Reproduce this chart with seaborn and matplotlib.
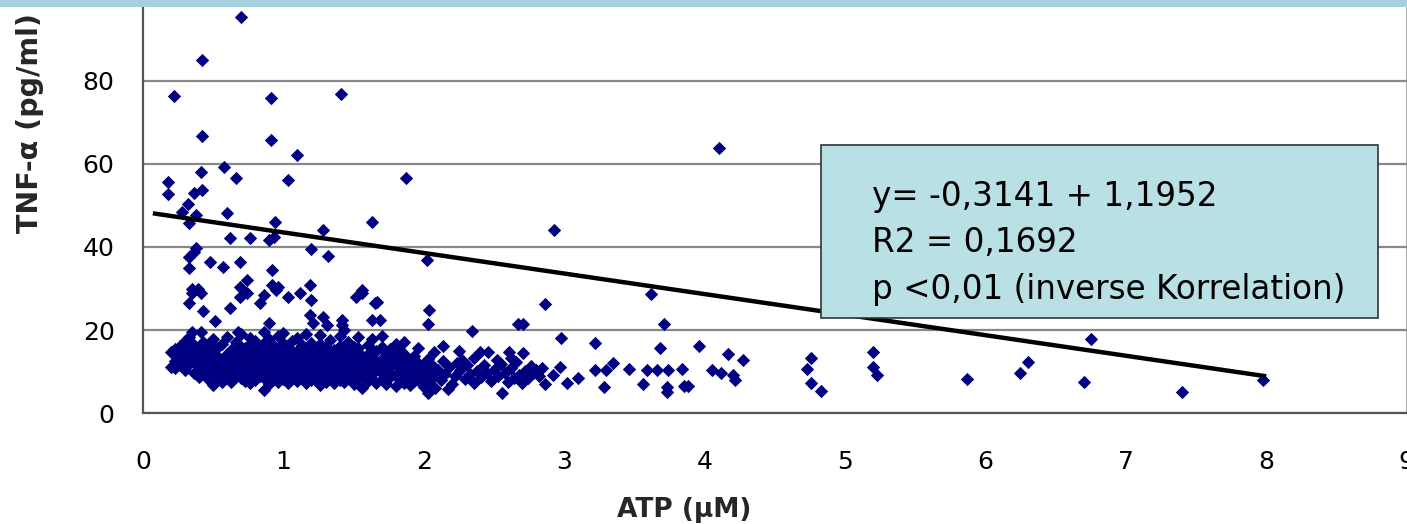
import numpy as np
import pandas as pd
import matplotlib
matplotlib.use("Agg")
import matplotlib.pyplot as plt
import seaborn as sns
from matplotlib.patches import Rectangle

#----------------------------------
# Data
#----------------------------------
# high values, x < 2.1
upper_pts = [
    (0.70, 95.2), (0.42, 85.0), (0.22, 76.3), (0.91, 75.9), (1.41, 76.8),
    (0.42, 66.7), (0.91, 65.7), (1.10, 62.1), (0.58, 59.3), (0.41, 58.0),
    (0.66, 56.6), (1.03, 56.1), (1.87, 56.6), (0.18, 55.6), (0.18, 52.7),
    (0.36, 53.0), (0.42, 53.7), (0.32, 50.3), (0.28, 48.4), (0.38, 47.7),
    (0.60, 48.2), (0.33, 45.8), (0.94, 46.0), (1.63, 46.0), (1.28, 44.1),
    (0.62, 42.2), (0.76, 42.2), (0.90, 41.7), (0.93, 42.4), (1.20, 39.5),
    (0.38, 39.7), (0.36, 38.8), (1.32, 37.9), (0.33, 37.6), (2.02, 36.9),
    (0.48, 36.4), (0.69, 36.4), (0.57, 35.2), (0.33, 35.0), (0.92, 34.5),
    (0.74, 32.0), (0.35, 30.0), (0.39, 30.0), (0.69, 30.4), (0.92, 30.8),
    (0.96, 30.4), (1.19, 30.8), (1.56, 29.7), (0.35, 29.0), (0.41, 29.0),
    (0.33, 26.5), (0.43, 24.6), (0.51, 22.2), (0.62, 25.3), (0.69, 28.0),
    (0.74, 29.0), (0.83, 26.5), (0.86, 28.4), (0.95, 29.6), (1.03, 28.0),
    (1.12, 29.0), (1.20, 27.2), (1.19, 23.7), (1.21, 21.7), (1.28, 23.1),
    (1.31, 21.2), (1.42, 22.4), (1.42, 21.2), (1.52, 28.0), (1.56, 29.0),
    (1.65, 26.5), (1.67, 26.8), (1.63, 22.4), (1.69, 22.4), (2.04, 24.9),
    (2.03, 21.5), (0.90, 21.7), (0.68, 19.6), (0.35, 19.6), (0.41, 19.6),
    (0.33, 18.4),
]

# dense cloud 0.2 - 2.06 (x, list of y)
blob_cols = [
    (0.20, [11.2, 14.8]), (0.23, [12.5, 15.5, 10.8]), (0.26, [13.8, 16.2, 11.6]),
    (0.30, [12.9, 14.6, 10.5, 17.5]), (0.33, [11.8, 15.2, 13.5]),
    (0.36, [9.6, 12.4, 16.4, 14.1]), (0.40, [10.4, 13.2, 8.8, 15.5, 11.5]),
    (0.43, [12.2, 14.8, 9.9, 17.2]), (0.46, [11.0, 13.6, 8.3, 16.1]),
    (0.50, [6.8, 9.7, 12.6, 14.4, 10.9, 17.9]), (0.53, [8.1, 11.8, 13.9, 15.8]),
    (0.56, [9.4, 12.9, 10.6, 16.6, 7.6]), (0.60, [8.6, 11.3, 14.2, 12.1, 18.4, 9.9]),
    (0.63, [7.5, 10.2, 13.1, 15.3, 11.7]), (0.66, [8.9, 12.5, 14.7, 10.8, 17.1]),
    (0.70, [8.5, 11.1, 13.6, 9.6, 16.0, 12.4, 19.0]), (0.73, [7.8, 10.4, 14.3, 12.0, 15.7]),
    (0.76, [7.3, 9.2, 11.6, 13.3, 16.7, 18.2]), (0.80, [8.0, 10.7, 12.8, 14.9, 11.4, 17.4]),
    (0.83, [9.0, 12.2, 13.8, 15.6, 10.1]), (0.86, [5.6, 8.4, 11.0, 14.4, 16.9, 19.5, 12.7]),
    (0.90, [7.0, 9.8, 12.3, 15.1, 13.4, 17.8, 10.6]), (0.93, [8.7, 11.5, 14.0, 16.3, 12.9]),
    (0.96, [7.6, 10.3, 13.0, 15.4, 18.6, 11.8]),
    (1.00, [8.2, 9.4, 12.0, 14.6, 16.8, 10.9, 13.7, 19.2]), (1.03, [7.4, 11.2, 13.3, 15.9, 9.7]),
    (1.06, [8.8, 10.5, 12.6, 14.2, 17.3, 11.9]), (1.10, [7.7, 9.9, 13.5, 15.0, 12.2, 18.0]),
    (1.13, [8.5, 11.0, 14.1, 16.4, 10.3]), (1.16, [7.2, 9.5, 12.8, 13.9, 15.7, 19.0]),
    (1.20, [8.0, 10.8, 11.9, 14.7, 17.0, 12.9, 9.1]), (1.23, [7.9, 10.1, 13.2, 15.3, 11.4]),
    (1.26, [6.9, 9.3, 12.4, 14.5, 16.6, 18.8]), (1.30, [8.4, 10.6, 11.7, 13.8, 15.9, 9.6, 7.5]),
    (1.33, [9.0, 12.0, 14.3, 17.6, 10.9]), (1.36, [7.3, 8.9, 11.3, 13.1, 15.2, 12.6]),
    (1.40, [8.1, 10.2, 12.2, 14.0, 16.2, 18.5, 9.5, 11.6]), (1.43, [7.6, 11.0, 13.5, 15.6, 20.0]),
    (1.46, [8.6, 10.4, 12.8, 14.8, 17.2]), (1.50, [7.0, 9.7, 11.5, 13.3, 16.0, 12.4]),
    (1.53, [8.3, 10.8, 14.5, 15.7, 18.3]), (1.56, [6.2, 9.1, 12.1, 13.7, 11.2]),
    (1.60, [7.8, 10.0, 12.9, 14.2, 16.5, 8.7]), (1.63, [9.4, 11.8, 13.4, 15.3, 17.8]),
    (1.66, [7.4, 10.5, 12.5, 14.9]), (1.70, [8.2, 9.6, 11.4, 13.0, 16.0, 18.7]),
    (1.73, [7.1, 10.3, 12.2, 14.4]), (1.76, [8.8, 11.1, 13.6, 15.5, 9.8]),
    (1.80, [6.5, 9.2, 12.0, 14.1, 16.7]), (1.83, [8.0, 10.7, 13.0, 15.2]),
    (1.86, [7.4, 9.9, 11.7, 17.2, 14.3]), (1.90, [8.6, 10.4, 12.5, 6.9]),
    (1.93, [9.2, 11.3, 13.8, 7.8]), (1.96, [8.1, 10.0, 12.0, 15.6]),
    (2.00, [6.4, 8.9, 10.6, 11.9]), (2.03, [5.0, 7.5, 9.6, 13.1]),
    (2.06, [6.1, 8.4, 10.2, 11.5]),
]

# x from 2 to 3
mid_pts = [
    (2.34, 19.8), (2.86, 26.3), (2.67, 21.4), (2.71, 21.4), (2.98, 18.1),
    (2.07, 14.7), (2.14, 16.2), (2.25, 15.0), (2.40, 14.7), (2.46, 14.7),
    (2.61, 14.7), (2.71, 14.4), (2.10, 10.4), (2.12, 8.0), (2.15, 9.5),
    (2.18, 11.2), (2.20, 7.0), (2.22, 9.0), (2.26, 10.3), (2.29, 8.2),
    (2.31, 11.5), (2.33, 9.4), (2.36, 7.4), (2.38, 10.1), (2.41, 8.7),
    (2.43, 11.6), (2.45, 9.6), (2.48, 7.8), (2.50, 10.5), (2.53, 8.9),
    (2.55, 11.9), (2.56, 4.9), (2.58, 9.8), (2.60, 7.5), (2.62, 10.8),
    (2.64, 8.4), (2.66, 12.4), (2.68, 9.2), (2.70, 7.2), (2.72, 10.1),
    (2.74, 8.6), (2.76, 11.3), (2.78, 9.6), (2.80, 10.4), (2.82, 8.9),
    (2.84, 11.0), (2.14, 12.6), (2.27, 12.9), (2.36, 13.4), (2.52, 12.7),
    (2.62, 13.2), (2.05, 9.0), (2.08, 6.2), (2.17, 5.8), (2.24, 12.1),
]

# x > 2.85, sparse
right_pts = [
    (2.86, 7.0), (2.92, 9.2), (2.97, 11.2), (3.02, 7.3), (3.10, 8.5),
    (3.22, 10.4), (3.28, 6.3), (3.30, 10.4), (3.35, 12.1), (3.46, 10.7),
    (3.56, 7.0), (3.59, 10.4), (3.66, 10.4), (3.73, 6.3), (3.73, 5.2),
    (3.74, 10.4), (3.84, 10.7), (3.85, 6.6), (3.88, 6.6), (4.05, 10.4),
    (4.12, 9.7), (4.20, 9.2), (4.22, 8.0), (3.22, 16.9), (3.62, 28.7),
    (3.71, 21.4), (3.68, 15.7), (3.96, 16.2), (4.17, 14.3), (4.27, 12.8),
    (4.76, 13.3), (4.73, 10.7), (4.76, 7.3), (4.83, 5.4), (5.20, 14.7),
    (5.20, 11.1), (5.23, 9.2), (5.87, 8.2), (6.25, 9.8), (6.30, 12.3),
    (6.70, 7.6), (6.75, 17.8), (7.40, 5.1), (7.98, 8.1), (4.10, 63.8),
    (2.93, 44.2),
]

# regression line end points
trend_x = [0.07, 8.0]
trend_y = [48.1, 8.9]

stat_lines = ["y= -0,3141 + 1,1952", "R2 = 0,1692", "p <0,01 (inverse Korrelation)"]

x_ticks = list(range(0, 10))
y_ticks = list(range(0, 101, 20))

#----------------------------------
# Build table
#----------------------------------
rows = list(upper_pts) + list(mid_pts) + list(right_pts)
for bx, ys in blob_cols:
    for by in ys:
        rows.append((bx, by))
df = pd.DataFrame(rows, columns=["atp", "tnf"])

#----------------------------------
# Plot
#----------------------------------
sns.set_style("white")
plt.rcParams["font.family"] = ["DejaVu Sans"]

W, H = 1407, 524
fig = plt.figure(figsize=(W / 100, H / 100), dpi=100)
ax = fig.add_axes([143 / W, (H - 413.3) / H, (1406.6 - 143) / W, (413.3 + 2.5) / H])

sns.scatterplot(data=df, x="atp", y="tnf", marker="D", s=46, color="#000080",
                linewidth=0, ax=ax, zorder=3)
ax.plot(trend_x, trend_y, color="black", lw=3.2, zorder=4, solid_capstyle="butt")

# stats box
ax.add_patch(Rectangle((4.829, 22.9), 8.796 - 4.829, 64.5 - 22.9,
                       facecolor="#B9E0E4", edgecolor="#333333", lw=1.2, zorder=5))
for i, line in enumerate(stat_lines):
    fig.text(872 / W, 1 - (206 + i * 46.5) / H, line, fontsize=23.5,
             ha="left", va="baseline", color="black", zorder=6)

ax.set_xlim(0, 9)
ax.set_ylim(0, 100)
ax.set_xticks(x_ticks)
ax.set_yticks(y_ticks)
ax.tick_params(axis="both", direction="out", length=7.5, width=1.4, color="#555555",
               labelsize=18, labelcolor="black")
ax.tick_params(axis="x", pad=19)
ax.tick_params(axis="y", pad=13)
ax.yaxis.grid(True, color="#888888", lw=1.6)
ax.xaxis.grid(False)
ax.set_axisbelow(True)

for side in ["left", "bottom"]:
    ax.spines[side].set_color("#555555")
    ax.spines[side].set_linewidth(1.6)
ax.spines["right"].set_color("#999999")
ax.spines["right"].set_linewidth(1.2)
ax.spines["top"].set_visible(False)

ax.set_xlabel("ATP (µM)", fontsize=19, fontweight="bold")
ax.set_ylabel("TNF-α (pg/ml)", fontsize=20.5, fontweight="bold")
ax.xaxis.set_label_coords((684 - 143) / (1406.6 - 143), (413.3 - 510) / 415.8)
ax.xaxis.label.set_verticalalignment("center")
ax.yaxis.set_label_coords((30 - 143) / (1406.6 - 143), (413.3 - 123) / 415.8)
ax.yaxis.label.set_verticalalignment("center")

# light blue band on top
fig.add_artist(Rectangle((0, 1 - 7 / H), 1, 7 / H, transform=fig.transFigure,
                         facecolor="#A7CFE0", edgecolor="none", zorder=10))

fig.savefig("out.png", dpi=100)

WHAT YOU ARE ASKED TO DO: Repeat, word for word and with no pictures, only the lines running from the beginning of the data to the line that contains "from matplotlib.patches import Rectangle".

FINAL ANSWER:
Reproduce this chart with seaborn and matplotlib.
import numpy as np
import pandas as pd
import matplotlib
matplotlib.use("Agg")
import matplotlib.pyplot as plt
import seaborn as sns
from matplotlib.patches import Rectangle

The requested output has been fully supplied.